Abstract
Benzene derivatives, as a particular example of conjugated compounds, tend to form plane molecules unless some kind of hindrance exists. Until recently it was thought that the carbon-carbon linkage between the individual nuclei in, say, diphenyl was a single bond, capable of free rotation, and that the co-planar configuration was the most likely because it was the most symmetrical (Adams and Yuan 1933). X-ray analysis has shown in fact that the molecules of diphenyl (Dhar 1932),
p
-diphenylbenzene (Pickett 1933) and
p
-diphenylbiphenyl (Pickett 1936) are all plane, but the observation that the carbon-carbon internuclear distance is less than the normal single-bond distance indicates a measure of conjugation in the internuclear bond as a more fundamental reason for the molecular planarity.

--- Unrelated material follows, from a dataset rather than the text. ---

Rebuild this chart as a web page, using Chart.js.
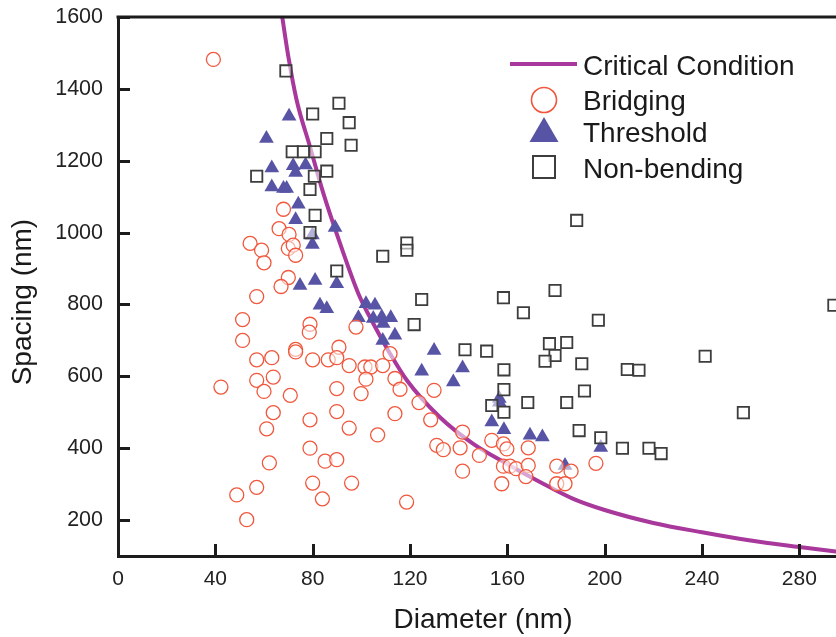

X-ray analysis has further shown that in aromatic compounds of all varieties of structure, carbon atoms in separate molecules do not approach nearer to each other than about 3·5 A (between centres) (Robertson 1934), owing to van der Waals repulsion. There are, therefore, in such compounds as 1.2-diphenylbenzene, two forces opposing one another: (1) The tendency for the whole of the atomic nuclei to lie in one plane, because of conjugation in the interatomic bonds. (2) The tendency for atoms in the substituted phenyl groups to repel each other. The latter force is exhibited even in such a compound as durene (1. 2. 4. 6-tetramethylbenzene) for which X-ray analysis has shown (Robertson 1933) that the adjacent methyl groups repel each other in the plane of the molecule, so that there is a straining of the normal valency angles.